Desde 2013, o órgão concentra esforços de combate durante o São João de Campina Grande, uma das maiores festas juninas do país. Neste ano, o evento coincide com a Copa, redobrando a atenção da fiscalização, em que participam Ministério do Trabalho, polícia e secretarias de assistência social, saúde e educação.
“Grandes aglomerações de pessoas fazem com que as famílias busquem uma espécie de ’13º’. As crianças pedem dinheiro, limpam para-brisas, vendem coisas. O aumento é assustador nessa época”, afirma Maracajá.
Aglomerações também propiciam casos de exploração sexual, quando uma quantidade grande de homens se reúnem em bares para assistir aos jogos, alerta Henriqueta Cavalcante, coordenadora da Comissão de Justiça e Paz da CNBB e uma das lideranças no combate à exploração de crianças no Norte do país.
“O agravante que precisa ser considerado pelos governos omissos é a miséria que deixa crianças vulneráveis à exploração sexual. Essa é uma forma de trabalho infantil que escapa das estatísticas porque é um crime cometido na sombra”, afirma Cavalcante.
A exploração tende a se aprofundar em momentos de crise econômica, quando a produção da criança passa a ser vista como alternativa de renda em atividades como o comércio ambulante nas ruas, segundo Mayra Palópoli, especialista em direito do trabalho, sócia do Palópoli e Albrecht Advogados.

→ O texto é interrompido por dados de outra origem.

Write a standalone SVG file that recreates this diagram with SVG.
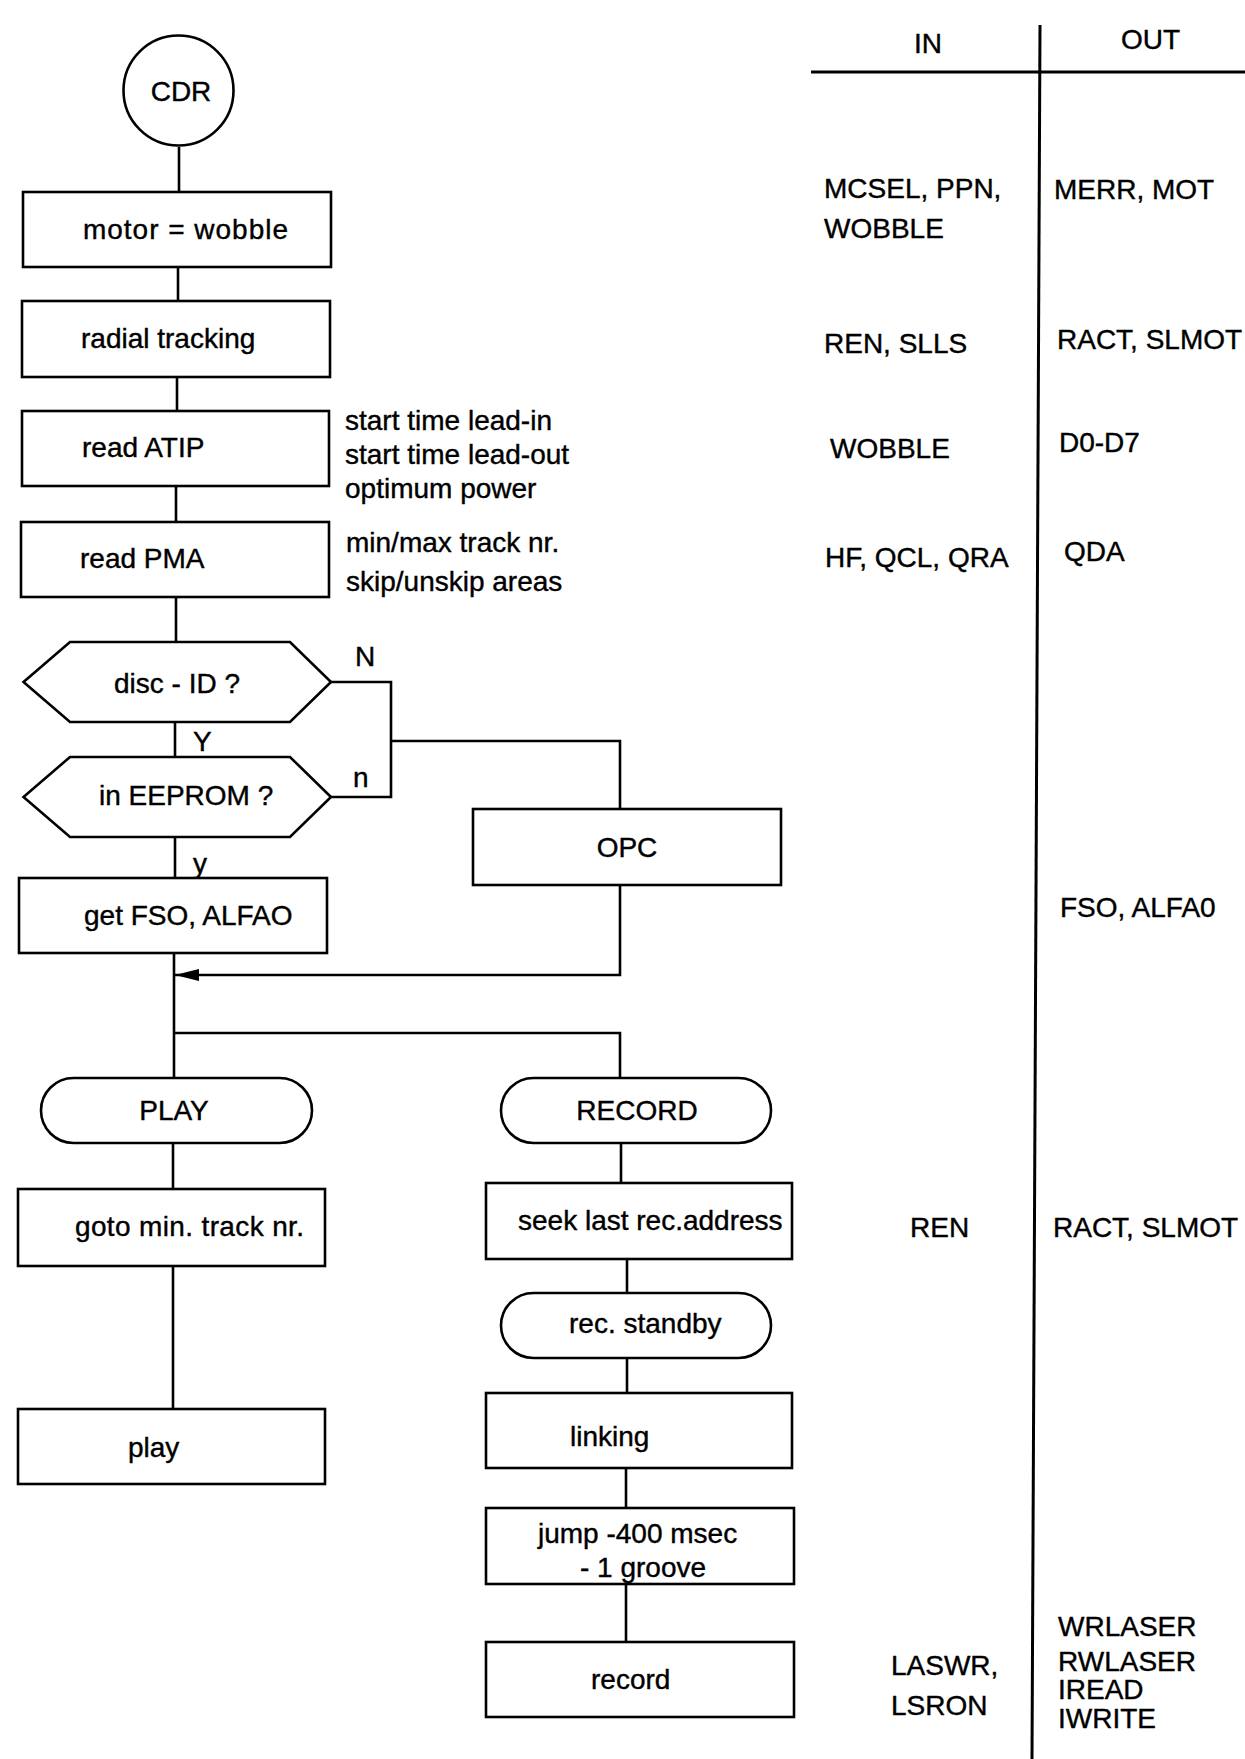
<svg xmlns="http://www.w3.org/2000/svg" width="1245" height="1759" viewBox="0 0 1245 1759">
<style>
text{font-family:"Liberation Sans",Arial,sans-serif;font-size:28px;fill:#000;stroke:#000;stroke-width:0.4}
.b{fill:#fff;stroke:#000;stroke-width:2.6}
.c{fill:none;stroke:#000;stroke-width:2.6}
.t{fill:none;stroke:#000;stroke-width:3}
</style>
<defs>
<marker id="ah" markerWidth="24" markerHeight="12" refX="24" refY="6" orient="auto" markerUnits="userSpaceOnUse">
<path d="M0,0 L24,6 L0,12 Z" fill="#000"/>
</marker>
</defs>
<rect width="1245" height="1759" fill="#fff"/>
<g id="connectors">
<line class="c" x1="179" y1="147" x2="179" y2="192"/>
<line class="c" x1="178" y1="267" x2="178" y2="301"/>
<line class="c" x1="177" y1="377" x2="177" y2="411"/>
<line class="c" x1="176" y1="486" x2="176" y2="522"/>
<line class="c" x1="176" y1="597" x2="176" y2="642"/>
<line class="c" x1="175" y1="722" x2="175" y2="757"/>
<line class="c" x1="175" y1="837" x2="175" y2="878"/>
<polyline class="c" points="331,682 391,682 391,797 331,797"/>
<polyline class="c" points="391,741 620,741 620,809"/>
<line class="c" x1="174" y1="953" x2="174" y2="1078"/>
<polyline class="c" points="620,885 620,975 175,975" marker-end="url(#ah)"/>
<polyline class="c" points="174,1033 620,1033 620,1078"/>
<line class="c" x1="173" y1="1143" x2="173" y2="1189"/>
<line class="c" x1="173" y1="1266" x2="173" y2="1409"/>
<line class="c" x1="621" y1="1143" x2="621" y2="1183"/>
<line class="c" x1="627" y1="1259" x2="627" y2="1293"/>
<line class="c" x1="627" y1="1358" x2="627" y2="1393"/>
<line class="c" x1="626" y1="1468" x2="626" y2="1508"/>
<line class="c" x1="626" y1="1584" x2="626" y2="1642"/>
</g>
<g id="cdr"><circle class="b" cx="178.5" cy="90.5" r="55"/><text x="181" y="101" text-anchor="middle">CDR</text></g>
<g id="motor"><rect class="b" x="23" y="192" width="308" height="75"/><text x="83" y="239" textLength="205" lengthAdjust="spacing">motor = wobble</text></g>
<g id="radial"><rect class="b" x="22" y="301" width="308" height="76"/><text x="81" y="348">radial tracking</text></g>
<g id="atip"><rect class="b" x="22" y="411" width="307" height="75"/><text x="82" y="457">read ATIP</text></g>
<g id="atip-notes"><text x="345" y="430">start time lead-in</text><text x="345" y="464">start time lead-out</text><text x="345" y="498">optimum power</text></g>
<g id="pma"><rect class="b" x="21" y="522" width="308" height="75"/><text x="80" y="568">read PMA</text></g>
<g id="pma-notes"><text x="346" y="552">min/max track nr.</text><text x="346" y="591">skip/unskip areas</text></g>
<g id="discid"><polygon class="b" points="23.5,682 70,642 290,642 331,682 290,722 70,722"/><text x="114" y="693">disc - ID ?</text></g>
<g id="eeprom"><polygon class="b" points="23.5,797 70,757 290,757 331,797 290,837 70,837"/><text x="99" y="805">in EEPROM ?</text></g>
<g id="labels"><text x="355" y="666">N</text><text x="193" y="751">Y</text><text x="353" y="787">n</text><text x="193" y="873">y</text></g>
<g id="opc"><rect class="b" x="473" y="809" width="308" height="76"/><text x="627" y="857" text-anchor="middle">OPC</text></g>
<g id="getfso"><rect class="b" x="19" y="878" width="308" height="75"/><text x="84" y="925">get FSO, ALFAO</text></g>
<g id="play-term"><rect class="b" x="41" y="1078" width="271" height="65" rx="32.5"/><text x="174" y="1120" text-anchor="middle">PLAY</text></g>
<g id="record-term"><rect class="b" x="501" y="1078" width="270" height="65" rx="32.5"/><text x="637" y="1120" text-anchor="middle">RECORD</text></g>
<g id="goto"><rect class="b" x="18" y="1189" width="307" height="77"/><text x="75" y="1236" textLength="229" lengthAdjust="spacing">goto min. track nr.</text></g>
<g id="play"><rect class="b" x="18" y="1409" width="307" height="75"/><text x="128" y="1457">play</text></g>
<g id="seek"><rect class="b" x="486" y="1183" width="306" height="76"/><text x="518" y="1230">seek last rec.address</text></g>
<g id="standby"><rect class="b" x="501" y="1293" width="270" height="65" rx="32.5"/><text x="569" y="1333">rec. standby</text></g>
<g id="linking"><rect class="b" x="486" y="1393" width="306" height="75"/><text x="570" y="1446">linking</text></g>
<g id="jump"><rect class="b" x="486" y="1508" width="308" height="76"/><text x="538" y="1543">jump -400 msec</text><text x="580" y="1577">- 1 groove</text></g>
<g id="record"><rect class="b" x="486" y="1642" width="308" height="75"/><text x="591" y="1689">record</text></g>
<g id="io-table">
<line class="t" x1="811" y1="72" x2="1245" y2="72"/>
<line class="t" x1="1040" y1="25" x2="1032" y2="1759"/>
<text x="914" y="53">IN</text><text x="1121" y="49">OUT</text>
<text x="824" y="198">MCSEL, PPN,</text><text x="824" y="238">WOBBLE</text>
<text x="1054" y="199">MERR, MOT</text>
<text x="824" y="353">REN, SLLS</text><text x="1057" y="349">RACT, SLMOT</text>
<text x="830" y="458">WOBBLE</text><text x="1059" y="452">D0-D7</text>
<text x="825" y="567">HF, QCL, QRA</text><text x="1064" y="561">QDA</text>
<text x="1060" y="917">FSO, ALFA0</text>
<text x="910" y="1237">REN</text><text x="1053" y="1237">RACT, SLMOT</text>
<text x="891" y="1675">LASWR,</text><text x="891" y="1715">LSRON</text>
<text x="1058" y="1636">WRLASER</text><text x="1058" y="1671">RWLASER</text><text x="1058" y="1699">IREAD</text><text x="1058" y="1728">IWRITE</text>
</g>
</svg>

Em 2016, o trabalho infantil irregular atingiu 1,8 milhão de crianças e adolescentes no país, sendo 998 mil em situação irregular, segundo a Pnad Contínua (Pesquisa Nacional por Amostra de Domicílios Contínua), divulgada em novembro pelo IBGE (Instituto Brasileiro de Geografia e Estatística).
A pesquisa não tem histórico para comparações porque foi a primeira vez que a Pnad Contínua divulgou o módulo de trabalho infantil após o IBGE alterar o levantamento das informações.
O estudo não capta explorações como prostituição infantil ou tráfico de drogas.
Pela lei brasileira, a idade mínima para entrar no mercado de trabalho é 16 anos. Antes disso, com 14 ou 15 anos, é permitida a condição de aprendiz. Com 16 ou 17, o adolescente pode trabalhar desde que esteja registrado e não seja exposto a abusos físicos, psicológicos e sexuais.
A lei não permite que menores de 18 anos exerçam atividades com equipamentos perigosos ou em meio insalubre.
Qualquer forma de trabalho realizado entre 5 e 13 anos é irregular e deve ser abolida, segundo a legislação.
Segundo Flavia Vinhaes, economista do IBGE responsável pela pesquisa, as atividades exercidas por essa faixa etária têm características muito diferentes das praticadas por jovens entre 14 e 17 anos.
Entre os pequenos de até 13 anos, quase 50% estão na agricultura. A maior parte deles ajuda membros da casa no trabalho produtivo e não recebe remuneração. O maiores de 13 anos atuam mais em atividades como comércio e serviço, segundo Vinhaes.
Para Denise Cesario, gerente-executiva da Fundação Abrinq, existe no Brasil uma cultura de que trabalhar não prejudica o desenvolvimento das crianças, e essa mentalidade atrasa o combate.
“O trabalho infantil atrapalha a escolaridade e o desenvolvimento físico. Pode trazer danos morais às crianças, que não são maduras o suficiente para lidar com certas situações e pode afastá-las dos estudos”, afirma Vinhaes.